Dataset excerpt
^^^^^^^^
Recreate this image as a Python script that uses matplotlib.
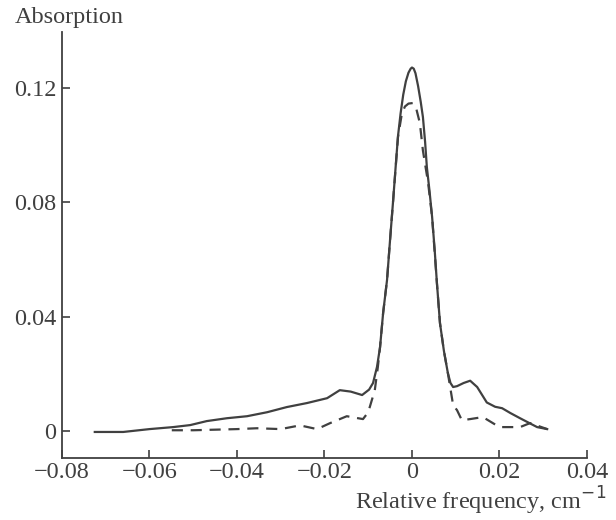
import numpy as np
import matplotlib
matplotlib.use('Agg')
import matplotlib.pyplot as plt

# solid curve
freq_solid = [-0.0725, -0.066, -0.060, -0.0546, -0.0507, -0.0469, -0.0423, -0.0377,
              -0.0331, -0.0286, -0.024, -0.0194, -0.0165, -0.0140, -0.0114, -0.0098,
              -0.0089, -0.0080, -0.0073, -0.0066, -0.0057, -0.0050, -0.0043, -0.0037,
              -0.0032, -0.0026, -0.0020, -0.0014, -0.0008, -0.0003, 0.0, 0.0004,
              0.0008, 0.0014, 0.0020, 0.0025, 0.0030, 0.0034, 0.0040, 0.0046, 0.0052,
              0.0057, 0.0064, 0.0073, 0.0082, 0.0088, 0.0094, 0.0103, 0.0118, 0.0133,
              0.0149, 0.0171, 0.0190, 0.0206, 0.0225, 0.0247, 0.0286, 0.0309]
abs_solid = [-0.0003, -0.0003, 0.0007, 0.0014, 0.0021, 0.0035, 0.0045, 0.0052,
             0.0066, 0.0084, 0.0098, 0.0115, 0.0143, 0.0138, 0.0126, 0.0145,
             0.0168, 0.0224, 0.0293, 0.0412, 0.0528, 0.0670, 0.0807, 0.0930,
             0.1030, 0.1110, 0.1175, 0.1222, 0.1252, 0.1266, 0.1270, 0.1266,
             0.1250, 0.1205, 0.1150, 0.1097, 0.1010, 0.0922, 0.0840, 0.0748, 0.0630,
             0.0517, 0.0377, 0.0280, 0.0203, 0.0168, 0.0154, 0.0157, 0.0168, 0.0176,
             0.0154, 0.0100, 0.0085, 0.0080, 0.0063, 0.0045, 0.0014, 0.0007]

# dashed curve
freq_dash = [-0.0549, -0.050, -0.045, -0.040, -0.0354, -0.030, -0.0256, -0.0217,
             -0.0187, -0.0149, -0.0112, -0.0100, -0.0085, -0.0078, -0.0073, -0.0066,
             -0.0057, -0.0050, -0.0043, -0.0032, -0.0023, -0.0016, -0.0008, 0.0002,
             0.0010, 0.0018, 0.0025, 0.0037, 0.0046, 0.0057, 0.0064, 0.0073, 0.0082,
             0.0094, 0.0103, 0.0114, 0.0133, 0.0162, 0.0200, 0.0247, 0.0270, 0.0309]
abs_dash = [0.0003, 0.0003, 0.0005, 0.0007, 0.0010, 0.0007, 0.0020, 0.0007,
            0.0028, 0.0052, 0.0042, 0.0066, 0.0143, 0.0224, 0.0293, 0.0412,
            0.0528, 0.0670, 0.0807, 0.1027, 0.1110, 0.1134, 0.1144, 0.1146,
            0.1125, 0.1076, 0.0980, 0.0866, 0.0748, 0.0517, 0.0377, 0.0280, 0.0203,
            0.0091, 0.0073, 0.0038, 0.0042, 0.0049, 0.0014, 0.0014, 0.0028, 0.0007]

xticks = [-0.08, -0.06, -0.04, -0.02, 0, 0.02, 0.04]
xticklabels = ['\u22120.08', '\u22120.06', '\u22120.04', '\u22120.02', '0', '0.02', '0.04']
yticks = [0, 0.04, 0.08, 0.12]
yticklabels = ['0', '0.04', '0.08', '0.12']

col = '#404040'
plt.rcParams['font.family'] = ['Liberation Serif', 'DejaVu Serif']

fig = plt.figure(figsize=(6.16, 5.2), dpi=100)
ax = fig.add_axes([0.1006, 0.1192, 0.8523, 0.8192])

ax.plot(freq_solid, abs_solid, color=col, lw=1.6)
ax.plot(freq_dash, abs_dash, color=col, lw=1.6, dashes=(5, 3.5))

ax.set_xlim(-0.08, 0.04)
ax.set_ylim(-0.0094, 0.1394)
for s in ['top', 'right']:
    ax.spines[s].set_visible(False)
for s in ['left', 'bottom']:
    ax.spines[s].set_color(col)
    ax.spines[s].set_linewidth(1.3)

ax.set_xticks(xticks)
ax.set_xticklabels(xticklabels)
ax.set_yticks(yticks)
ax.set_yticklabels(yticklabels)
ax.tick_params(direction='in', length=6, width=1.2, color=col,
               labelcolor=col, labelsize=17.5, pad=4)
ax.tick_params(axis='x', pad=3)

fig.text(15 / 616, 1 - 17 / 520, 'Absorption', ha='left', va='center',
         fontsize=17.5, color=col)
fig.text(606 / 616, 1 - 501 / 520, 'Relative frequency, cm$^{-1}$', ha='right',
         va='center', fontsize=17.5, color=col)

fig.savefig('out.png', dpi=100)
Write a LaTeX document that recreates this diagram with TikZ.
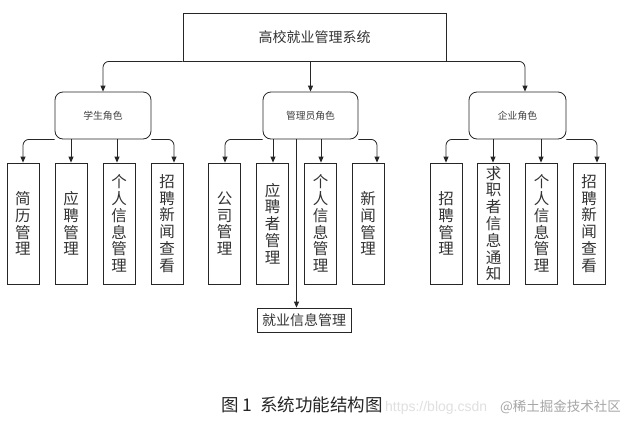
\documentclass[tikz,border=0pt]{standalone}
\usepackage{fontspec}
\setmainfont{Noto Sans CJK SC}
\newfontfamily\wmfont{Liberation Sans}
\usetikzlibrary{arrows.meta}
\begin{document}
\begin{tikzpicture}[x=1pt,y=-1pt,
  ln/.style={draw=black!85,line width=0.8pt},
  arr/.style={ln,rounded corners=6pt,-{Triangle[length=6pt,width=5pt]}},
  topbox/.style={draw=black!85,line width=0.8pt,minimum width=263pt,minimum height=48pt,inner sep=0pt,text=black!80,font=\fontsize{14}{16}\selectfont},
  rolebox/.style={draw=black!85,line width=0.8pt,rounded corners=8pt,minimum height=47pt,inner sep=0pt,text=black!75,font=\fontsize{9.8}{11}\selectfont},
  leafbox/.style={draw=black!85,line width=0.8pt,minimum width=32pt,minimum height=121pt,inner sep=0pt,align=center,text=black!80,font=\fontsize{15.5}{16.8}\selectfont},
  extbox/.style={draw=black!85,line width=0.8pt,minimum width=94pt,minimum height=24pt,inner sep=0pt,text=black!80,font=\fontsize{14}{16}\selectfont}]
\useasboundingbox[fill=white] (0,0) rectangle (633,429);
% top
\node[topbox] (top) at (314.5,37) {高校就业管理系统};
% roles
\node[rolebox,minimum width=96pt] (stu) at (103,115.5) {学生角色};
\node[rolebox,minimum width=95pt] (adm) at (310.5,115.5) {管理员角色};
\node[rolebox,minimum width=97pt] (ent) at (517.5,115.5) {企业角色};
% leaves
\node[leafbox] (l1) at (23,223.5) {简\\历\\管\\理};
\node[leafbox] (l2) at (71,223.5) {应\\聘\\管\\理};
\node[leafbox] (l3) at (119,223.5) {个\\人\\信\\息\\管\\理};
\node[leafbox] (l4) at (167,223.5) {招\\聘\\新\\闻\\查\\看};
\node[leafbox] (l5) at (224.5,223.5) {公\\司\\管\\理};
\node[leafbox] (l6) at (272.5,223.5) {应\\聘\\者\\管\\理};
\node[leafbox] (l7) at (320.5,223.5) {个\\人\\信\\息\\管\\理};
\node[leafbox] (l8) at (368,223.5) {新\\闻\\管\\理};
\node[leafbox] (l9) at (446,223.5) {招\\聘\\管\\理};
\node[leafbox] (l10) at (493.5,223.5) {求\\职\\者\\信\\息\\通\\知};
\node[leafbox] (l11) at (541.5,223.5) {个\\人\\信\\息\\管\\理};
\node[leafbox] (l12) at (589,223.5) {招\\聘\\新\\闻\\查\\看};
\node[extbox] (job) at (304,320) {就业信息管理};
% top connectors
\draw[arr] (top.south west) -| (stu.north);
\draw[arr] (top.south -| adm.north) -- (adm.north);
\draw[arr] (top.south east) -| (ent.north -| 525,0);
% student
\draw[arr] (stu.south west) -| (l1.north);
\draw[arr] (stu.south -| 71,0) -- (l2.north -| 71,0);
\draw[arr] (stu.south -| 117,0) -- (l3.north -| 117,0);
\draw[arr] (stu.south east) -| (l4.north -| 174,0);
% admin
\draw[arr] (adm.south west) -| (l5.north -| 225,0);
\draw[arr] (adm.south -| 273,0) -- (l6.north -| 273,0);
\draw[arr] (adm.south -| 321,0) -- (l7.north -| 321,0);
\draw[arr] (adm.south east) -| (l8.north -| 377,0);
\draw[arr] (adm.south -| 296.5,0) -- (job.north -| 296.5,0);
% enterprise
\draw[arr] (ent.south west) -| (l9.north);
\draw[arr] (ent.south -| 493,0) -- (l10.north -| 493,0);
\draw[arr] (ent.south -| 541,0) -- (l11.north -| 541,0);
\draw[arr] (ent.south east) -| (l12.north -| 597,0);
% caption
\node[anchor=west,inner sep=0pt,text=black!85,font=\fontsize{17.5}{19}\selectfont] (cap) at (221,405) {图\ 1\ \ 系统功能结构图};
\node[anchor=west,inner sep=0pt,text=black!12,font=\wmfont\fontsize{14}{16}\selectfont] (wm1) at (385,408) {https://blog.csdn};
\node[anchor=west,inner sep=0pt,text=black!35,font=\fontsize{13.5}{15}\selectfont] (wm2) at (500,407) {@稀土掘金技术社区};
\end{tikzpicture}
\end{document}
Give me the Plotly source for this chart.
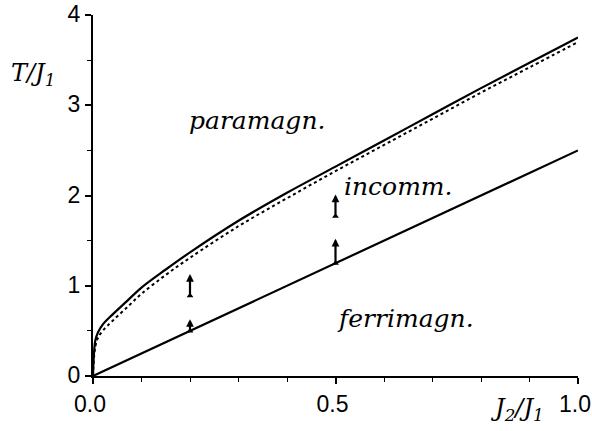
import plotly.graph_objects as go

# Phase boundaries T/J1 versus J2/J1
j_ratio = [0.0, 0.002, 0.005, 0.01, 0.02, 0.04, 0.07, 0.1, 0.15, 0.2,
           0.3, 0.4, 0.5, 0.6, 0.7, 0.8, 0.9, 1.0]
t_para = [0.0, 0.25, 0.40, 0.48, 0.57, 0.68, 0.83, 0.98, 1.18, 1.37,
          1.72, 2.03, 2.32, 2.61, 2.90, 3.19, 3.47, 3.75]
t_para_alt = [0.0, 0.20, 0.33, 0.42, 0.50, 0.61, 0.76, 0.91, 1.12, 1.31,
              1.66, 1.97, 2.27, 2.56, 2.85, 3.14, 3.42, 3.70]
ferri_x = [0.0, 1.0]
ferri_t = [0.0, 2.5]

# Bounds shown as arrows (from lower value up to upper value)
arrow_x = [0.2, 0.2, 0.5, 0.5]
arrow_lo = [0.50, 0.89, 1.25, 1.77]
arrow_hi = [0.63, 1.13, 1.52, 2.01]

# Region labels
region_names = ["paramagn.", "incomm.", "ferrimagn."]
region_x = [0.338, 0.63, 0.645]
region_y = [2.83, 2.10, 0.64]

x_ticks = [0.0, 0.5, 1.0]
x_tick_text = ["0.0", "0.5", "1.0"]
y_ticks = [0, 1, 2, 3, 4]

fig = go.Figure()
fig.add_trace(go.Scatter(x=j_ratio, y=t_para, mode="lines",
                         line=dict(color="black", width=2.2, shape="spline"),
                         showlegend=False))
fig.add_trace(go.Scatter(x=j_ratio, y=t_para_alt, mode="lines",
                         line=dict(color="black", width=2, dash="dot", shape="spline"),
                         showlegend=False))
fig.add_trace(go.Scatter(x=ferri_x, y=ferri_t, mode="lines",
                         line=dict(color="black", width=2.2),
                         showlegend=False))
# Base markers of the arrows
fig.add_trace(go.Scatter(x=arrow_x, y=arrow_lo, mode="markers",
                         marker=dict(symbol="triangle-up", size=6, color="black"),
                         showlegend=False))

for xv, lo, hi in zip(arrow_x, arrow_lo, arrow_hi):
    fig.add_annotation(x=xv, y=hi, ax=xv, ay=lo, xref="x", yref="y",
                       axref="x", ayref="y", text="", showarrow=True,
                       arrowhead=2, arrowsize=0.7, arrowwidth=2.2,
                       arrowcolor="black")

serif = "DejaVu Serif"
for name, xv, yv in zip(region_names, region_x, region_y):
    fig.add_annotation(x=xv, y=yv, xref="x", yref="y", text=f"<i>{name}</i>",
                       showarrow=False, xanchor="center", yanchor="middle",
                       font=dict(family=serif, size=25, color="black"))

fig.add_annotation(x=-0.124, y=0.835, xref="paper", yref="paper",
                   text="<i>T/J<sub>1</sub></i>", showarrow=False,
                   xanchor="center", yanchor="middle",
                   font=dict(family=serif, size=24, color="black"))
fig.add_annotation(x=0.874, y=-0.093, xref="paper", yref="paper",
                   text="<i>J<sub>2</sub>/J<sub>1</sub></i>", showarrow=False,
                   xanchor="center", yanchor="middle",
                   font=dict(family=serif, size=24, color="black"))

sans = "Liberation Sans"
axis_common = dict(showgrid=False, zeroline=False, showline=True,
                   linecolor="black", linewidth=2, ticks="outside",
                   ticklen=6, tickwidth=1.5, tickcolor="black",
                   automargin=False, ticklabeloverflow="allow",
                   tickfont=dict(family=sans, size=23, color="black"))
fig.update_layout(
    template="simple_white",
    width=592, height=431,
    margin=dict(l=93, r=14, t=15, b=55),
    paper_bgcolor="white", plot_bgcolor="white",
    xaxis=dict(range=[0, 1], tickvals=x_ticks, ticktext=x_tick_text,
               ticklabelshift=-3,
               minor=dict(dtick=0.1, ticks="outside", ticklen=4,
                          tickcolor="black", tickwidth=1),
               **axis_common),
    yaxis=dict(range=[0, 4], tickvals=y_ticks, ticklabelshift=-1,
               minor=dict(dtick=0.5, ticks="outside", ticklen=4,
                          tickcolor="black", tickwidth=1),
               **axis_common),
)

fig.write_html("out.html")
^^^^^^^^
What is needed -> Reproduce the records above from their first line to the line bearing "0.0154, 0.0100, 0.0085, 0.0080, 0.0063, 0.0045, 0.0014, 0.0007]", both ends included, leaving every picture out.

Solution ->
Recreate this image as a Python script that uses matplotlib.
import numpy as np
import matplotlib
matplotlib.use('Agg')
import matplotlib.pyplot as plt

# solid curve
freq_solid = [-0.0725, -0.066, -0.060, -0.0546, -0.0507, -0.0469, -0.0423, -0.0377,
              -0.0331, -0.0286, -0.024, -0.0194, -0.0165, -0.0140, -0.0114, -0.0098,
              -0.0089, -0.0080, -0.0073, -0.0066, -0.0057, -0.0050, -0.0043, -0.0037,
              -0.0032, -0.0026, -0.0020, -0.0014, -0.0008, -0.0003, 0.0, 0.0004,
              0.0008, 0.0014, 0.0020, 0.0025, 0.0030, 0.0034, 0.0040, 0.0046, 0.0052,
              0.0057, 0.0064, 0.0073, 0.0082, 0.0088, 0.0094, 0.0103, 0.0118, 0.0133,
              0.0149, 0.0171, 0.0190, 0.0206, 0.0225, 0.0247, 0.0286, 0.0309]
abs_solid = [-0.0003, -0.0003, 0.0007, 0.0014, 0.0021, 0.0035, 0.0045, 0.0052,
             0.0066, 0.0084, 0.0098, 0.0115, 0.0143, 0.0138, 0.0126, 0.0145,
             0.0168, 0.0224, 0.0293, 0.0412, 0.0528, 0.0670, 0.0807, 0.0930,
             0.1030, 0.1110, 0.1175, 0.1222, 0.1252, 0.1266, 0.1270, 0.1266,
             0.1250, 0.1205, 0.1150, 0.1097, 0.1010, 0.0922, 0.0840, 0.0748, 0.0630,
             0.0517, 0.0377, 0.0280, 0.0203, 0.0168, 0.0154, 0.0157, 0.0168, 0.0176,
             0.0154, 0.0100, 0.0085, 0.0080, 0.0063, 0.0045, 0.0014, 0.0007]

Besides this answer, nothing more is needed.